Я сегодня смеялся анекдоту, который достоин Боголюбова. Князь Лопухин послал свои визитные билеты, как обыкновенно, с лакеем. Приносят карточку к какому-то маленькому чиновнику, который очень удивлен, что его светлость делает ему эту честь; призывает человека и спрашивает, не ошибка ли это и точно ли князь велел ему дать билет. «Нет, сударь, князь этого и не знает; а это я, желая вас почтить и показать вам мое уважение, от себя принес билет». Каково?
Константин. С.-Петербург, 5 января 1821 года
Как бы ты думал, вчера вместо Гурьева куда я попал? На маскарад к Закревскому. Он хотел сделать сюрприз своей жене, просил нас всех маскироваться, и мы это охотно исполнили, тем более что, кроме самых коротких домашних, никого совершенно не было. Мы с ним были китайцами, совсем не смешны, а прочие все очень смешны, особливо Бунин, Коризна [управляющий имениями жены Арсения Андреевича Закревского], какой-то офицер представлял Новицкую и славно танцевал.
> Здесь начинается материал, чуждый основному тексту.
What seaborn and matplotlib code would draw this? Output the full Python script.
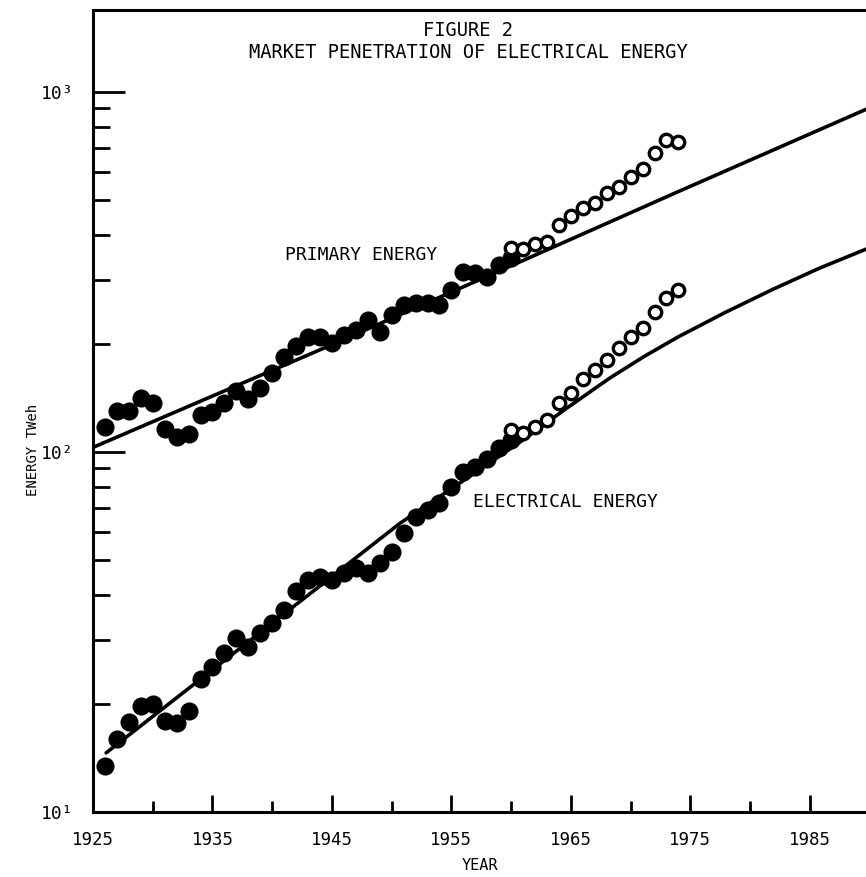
import numpy as np
import pandas as pd
import matplotlib
matplotlib.use("Agg")
import matplotlib.pyplot as plt
import seaborn as sns

# ---------------- data ----------------
years_hist = list(range(1926, 1961))          # filled circles
primary_hist = [117, 130, 130, 141, 137, 116, 110, 112, 127, 129,
                137, 148, 140, 151, 166, 184, 197, 208, 209, 201,
                211, 218, 232, 216, 240, 256, 260, 260, 256, 282,
                317, 314, 307, 331, 346]
electrical_hist = [13.4, 16.0, 17.8, 19.7, 19.9, 17.9, 17.7, 19.1, 23.4, 25.3,
                   27.7, 30.5, 28.8, 31.4, 33.4, 36.5, 41.2, 44.1, 45.0, 44.1,
                   46.2, 47.5, 46.0, 49.1, 52.8, 59.4, 66.1, 69.0, 72.0, 80.1,
                   88.1, 91.0, 95.5, 102.4, 108]

years_recent = list(range(1960, 1975))        # open circles
primary_recent = [368, 366, 378, 384, 428, 451, 475, 493, 523, 546,
                  582, 610, 678, 736, 728]
electrical_recent = [115, 113, 117.5, 123, 136.5, 146, 159, 169, 180, 194,
                     209, 221, 245, 267, 282]

# trend lines
trend_primary_years = [1925, 1944.9, 1959.9, 1974.0, 1989.7]
trend_primary_vals = [103, 198, 328, 529, 895]
trend_elec_years = [1926.1, 1943.2, 1950.7, 1957.1, 1961.0, 1964.6, 1968.2,
                    1971.1, 1974.0, 1977.9, 1981.9, 1985.8, 1989.7]
trend_elec_vals = [14.6, 40.5, 63.4, 88.1, 108, 132, 160,
                   184, 209, 244, 283, 324, 366]

x_major = [1925, 1935, 1945, 1955, 1965, 1975, 1985]
x_minor = [1930, 1940, 1950, 1960, 1970, 1980]
y_major = [10, 100, 1000]
y_major_labels = ["10¹", "10²", "10³"]

# ---------------- figure ----------------
sns.set_style("ticks")
plt.rcParams["font.family"] = ["DejaVu Sans Mono", "DejaVu Sans"]
plt.rcParams["text.color"] = "black"
plt.rcParams["xtick.color"] = "black"
plt.rcParams["ytick.color"] = "black"
plt.rcParams["axes.labelcolor"] = "black"

fig = plt.figure(figsize=(8.66, 8.77), dpi=100)
ax = fig.add_axes([93 / 866, 1 - 812 / 877, (866 - 93) / 866, (812 - 10) / 877])

hist = pd.DataFrame({
    "year": years_hist * 2,
    "value": primary_hist + electrical_hist,
    "series": ["primary"] * len(years_hist) + ["electrical"] * len(years_hist),
})
recent = pd.DataFrame({
    "year": years_recent * 2,
    "value": primary_recent + electrical_recent,
    "series": ["primary"] * len(years_recent) + ["electrical"] * len(years_recent),
})
tp = pd.DataFrame({"year": trend_primary_years, "value": trend_primary_vals})
te = pd.DataFrame({"year": trend_elec_years, "value": trend_elec_vals})

ax.set_yscale("log")

sns.lineplot(data=tp, x="year", y="value", ax=ax, color="black", lw=2.6,
             estimator=None, sort=True, legend=False)
sns.lineplot(data=te, x="year", y="value", ax=ax, color="black", lw=2.6,
             estimator=None, sort=True, legend=False)

sns.scatterplot(data=hist, x="year", y="value", ax=ax, color="black",
                s=170, edgecolor="black", linewidth=0, legend=False, zorder=3)
sns.scatterplot(data=recent, x="year", y="value", ax=ax, facecolor="white",
                s=80, edgecolor="black", linewidth=2.4, legend=False, zorder=4)

ax.set_xlim(1925, 1989.7)
ax.set_ylim(10, 10 ** (3 + 82 / 360))

# ticks
ax.set_xticks(x_major)
ax.set_xticks(x_minor, minor=True)
ax.set_xticklabels([str(v) for v in x_major], fontsize=12.5)
ax.set_yticks(y_major)
ax.set_yticklabels(y_major_labels, fontsize=13)
ax.yaxis.set_minor_locator(matplotlib.ticker.LogLocator(base=10, subs=np.arange(2, 10)))
ax.yaxis.set_minor_formatter(matplotlib.ticker.NullFormatter())

ax.tick_params(axis="x", which="major", direction="in", length=12, width=2, pad=14)
ax.tick_params(axis="x", which="minor", direction="in", length=8, width=2)
ax.tick_params(axis="y", which="major", direction="in", length=23, width=2, pad=14)
ax.tick_params(axis="y", which="minor", direction="in", length=12, width=2)

for side in ["left", "bottom", "top"]:
    ax.spines[side].set_linewidth(2.2)
    ax.spines[side].set_color("black")
ax.spines["right"].set_visible(False)

ax.set_xlabel("")
ax.set_ylabel("")

# labels
ax.text(1941.1, 352, "PRIMARY ENERGY", fontsize=13, ha="left", va="center")
ax.text(1956.8, 72.6, "ELECTRICAL ENERGY", fontsize=13, ha="left", va="center")

fig.text(468 / 866, 1 - 30 / 877, "FIGURE 2", fontsize=13.5, ha="center", va="center")
fig.text(468 / 866, 1 - 53 / 877, "MARKET PENETRATION OF ELECTRICAL ENERGY",
         fontsize=13.5, ha="center", va="center")
fig.text(33 / 866, 1 - 450 / 877, "ENERGY TWeh", fontsize=10, rotation=90,
         ha="center", va="center")
fig.text(480 / 866, 1 - 866 / 877, "YEAR", fontsize=11, ha="center", va="center")

fig.savefig("out.png", dpi=100, facecolor="white")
Ноинский был кормилицей и лихо плясал по-русски. Очень было весело, насмеялись, потом сели играть в вист, я проигрался, ну, это не совсем забавно, ужинали, кроме меня, а после и меня принудили, а в первом часу, как порядочные люди, все разъехались.
Воронцов мне пишет из Парижа от 11 декабря: «Промучившись плечом три недели, я выздоровел, и завтра мы едем в Лондон».
На Новый год Калинин [предместник К.Я.Булгакова] рассылал всегда иностранные календари министрам, вельможам, дамам. И я то же сделал, все были довольны, и вчера Пашковы и Васильчиковы очень меня благодарили. Я обедал вчера у князя Дмитрия Салтыкова [князь Дмитрий Николаевич Салтыков был слеп от рождения], он очень велел тебе кланяться. Его дом – как Высоцкого: хромых, слепых, разного народа куча, превеликий заняли стол. Какой-то киргизский князь, генерал в параличе, Карла, Ивелич, музыканты, Вишневский – слободской наш сосед, да бог знает кого не было; тут же и Мельников. После обеда кто курит, кто в карты играет, кто стихи читает вслух; право, забавно, а добрый хозяин ходит и веселится, всех угощает. После был концерт, которого я не мог дождаться, пела какая-то итальянка. Этот князь предобрый человек. Его дом открыт всем бедным, всем иностранцам, одним словом, точно Высоцкого.